Вторая, столь же памятная мне сцена разворачивается, может быть, даже на год или два раньше в подвале в Скатертном переулке, где оборудовал себе кабинет Андрей Донатович Синявский. У хозяина рыжеватая борода лопатой, вокруг книги чаще всего изданные в 1920-е годы, а некоторые и до революции — часть их уже переданы из спецхранов немногих библиотек, где они уцелели, в открытый доступ и уже изредка продаются в букинистических магазинах. И Синявский мне торопливо пересказывает что-то об их авторах:
— Говорят, что Пильняк вернулся в Москву, но так напуган, что каждую ночь переходит от одних друзей к другим — боится оставаться. А Клюев, кажется, был и арестован раньше других и был освобожден даже в конце двадцатых. Но то ли его в поезде убили уголовники, то ли опять арестовали и вернули в лагерь.
Все это легенды, слухи, случайные обломочки когда-то высокой культуры и литературы. Хотя какие-то книги уже появились, но время еще даже не догутенберговское, как у Розанова, а вновь наступившее дописьменное. Все это теперь мне напоминает рассказы первобытных охотников у костра о том, что происходит за горизонтом и что не отражено в немногих наскальных рисунках. А мои друзья пытаются спасти все что уцелело, восстановить хотя бы память о том, что утрачено.

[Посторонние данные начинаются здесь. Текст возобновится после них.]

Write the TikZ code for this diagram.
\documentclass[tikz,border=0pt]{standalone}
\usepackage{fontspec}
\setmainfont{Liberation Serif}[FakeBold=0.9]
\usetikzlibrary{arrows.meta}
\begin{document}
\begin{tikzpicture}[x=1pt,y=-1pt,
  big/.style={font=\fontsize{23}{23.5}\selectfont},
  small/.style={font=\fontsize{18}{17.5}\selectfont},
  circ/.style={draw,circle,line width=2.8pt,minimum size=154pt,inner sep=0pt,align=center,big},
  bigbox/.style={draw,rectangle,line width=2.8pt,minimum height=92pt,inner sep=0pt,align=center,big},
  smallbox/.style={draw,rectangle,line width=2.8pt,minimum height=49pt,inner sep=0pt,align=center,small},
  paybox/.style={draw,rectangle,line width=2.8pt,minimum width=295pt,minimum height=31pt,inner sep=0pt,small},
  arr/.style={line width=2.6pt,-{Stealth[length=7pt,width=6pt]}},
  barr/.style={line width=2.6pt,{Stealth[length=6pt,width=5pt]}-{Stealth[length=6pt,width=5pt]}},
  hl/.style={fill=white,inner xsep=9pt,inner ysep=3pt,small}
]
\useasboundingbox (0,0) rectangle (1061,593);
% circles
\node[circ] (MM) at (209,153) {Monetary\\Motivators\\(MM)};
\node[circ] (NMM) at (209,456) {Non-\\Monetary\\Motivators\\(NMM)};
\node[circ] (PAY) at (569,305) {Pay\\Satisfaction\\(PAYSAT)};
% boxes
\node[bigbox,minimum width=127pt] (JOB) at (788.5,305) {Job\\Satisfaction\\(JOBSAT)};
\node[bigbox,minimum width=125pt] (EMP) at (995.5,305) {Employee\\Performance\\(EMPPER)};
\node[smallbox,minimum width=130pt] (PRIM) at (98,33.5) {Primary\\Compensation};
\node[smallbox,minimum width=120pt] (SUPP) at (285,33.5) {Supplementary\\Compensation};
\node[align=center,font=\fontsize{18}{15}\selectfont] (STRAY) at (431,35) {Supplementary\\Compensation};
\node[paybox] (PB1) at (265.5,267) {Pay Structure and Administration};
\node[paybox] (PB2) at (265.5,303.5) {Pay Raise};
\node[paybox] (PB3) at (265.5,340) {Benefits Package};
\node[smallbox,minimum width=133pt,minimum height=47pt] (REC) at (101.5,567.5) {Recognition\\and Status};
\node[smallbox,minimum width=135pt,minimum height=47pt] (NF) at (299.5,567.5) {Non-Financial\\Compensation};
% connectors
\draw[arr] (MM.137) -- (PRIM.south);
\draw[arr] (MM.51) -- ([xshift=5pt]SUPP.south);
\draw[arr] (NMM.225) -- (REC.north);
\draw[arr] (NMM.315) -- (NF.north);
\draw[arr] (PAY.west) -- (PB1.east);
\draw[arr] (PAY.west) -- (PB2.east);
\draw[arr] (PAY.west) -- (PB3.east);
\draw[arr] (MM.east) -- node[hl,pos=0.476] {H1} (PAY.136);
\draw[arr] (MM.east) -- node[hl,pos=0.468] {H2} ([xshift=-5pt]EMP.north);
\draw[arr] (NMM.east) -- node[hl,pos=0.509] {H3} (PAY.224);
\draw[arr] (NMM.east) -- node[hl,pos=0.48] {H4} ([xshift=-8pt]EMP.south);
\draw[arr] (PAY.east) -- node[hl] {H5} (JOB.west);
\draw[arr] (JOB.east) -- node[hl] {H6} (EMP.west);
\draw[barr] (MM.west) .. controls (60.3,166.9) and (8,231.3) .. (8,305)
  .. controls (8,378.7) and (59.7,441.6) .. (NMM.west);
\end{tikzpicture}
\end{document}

В этой главе, посвященной коллекциям и их владельцам, коллекционированию в Советском государстве и коллекционированию в истории русской культуры, хотя знаком я был практически со всеми крупными коллекционерами того времени, я уделяю основное внимание Татьяне Борисовне Александровой, Игорю Николаевичу Попову и Николаю Ивановичу Харджиеву. Поповы не только близкие мои друзья, замечательные, теперь уже признанные художники и создатели поразительной коллекции, но, в первую очередь, это люди, вся жизнь которых, основы нравственного поведения, отношения к окружающим, к своей стране и культуре (в том числе и со всеми слабостями) были самым лучшим и характерным примером поведения (выживания) русской интеллигенции в эти, как и все при советской власти, совсем непростые годы. Николай Иванович Харджиев — одна из трагических и, по-моему, до сих пор не понятых фигур советского времени, почти конгениальная тем великим поэтам и художникам, другом которых он был и великим историком и истолкователем которых хотел и мог бы стать.
Мы были дружны с Татьяной Борисовной Александровой и Игорем Николаевичем Поповым двенадцать лет (с 1962 по 1975 год). Именно в эти годы Поповы уверенно и настойчиво возвращались от технической графики и заказных оформительских работ к своей первоклассной живописи, такой современной, такой русско-европейской (в том смысле, в котором русская культура — неотъемлемая часть европейской), живописи, такой разной и самостоятельной относительно друг друга, (почти всю их жизнь) такой легко узнаваемой и ни на кого не похожей. Коллекционирование для них тогда очень заметно ушло на второй план, освобождая место для собственной живописи. Однако картины и коллекции Попова и Александровой стоят для меня рядом главным образом потому, что и они, и я были глубоко убеждены, что коллекционирование, как и многое другое в жизни (например — воспитание детей или постройка дома) является бесспорным актом самовыражения, слепком личности коллекционера, подлинным и сложным, иногда изнурительным творческим процессом.
Именно поэтому при отсутствии творческого и интеллектуального вклада есть так много коллекций бессмысленных и скучных, независимо от затраченных на них средств и сил. Такими в советское время были так называемые коллекции генералов и зубных врачей, с десятками настоящих и фальшивых Левитанов, а сегодня — стометровые вульгарные залы на Рублевке с фальшивыми Машковыми и настоящими Кончаловскими, ни в чем, впрочем, не лучше фальшивых.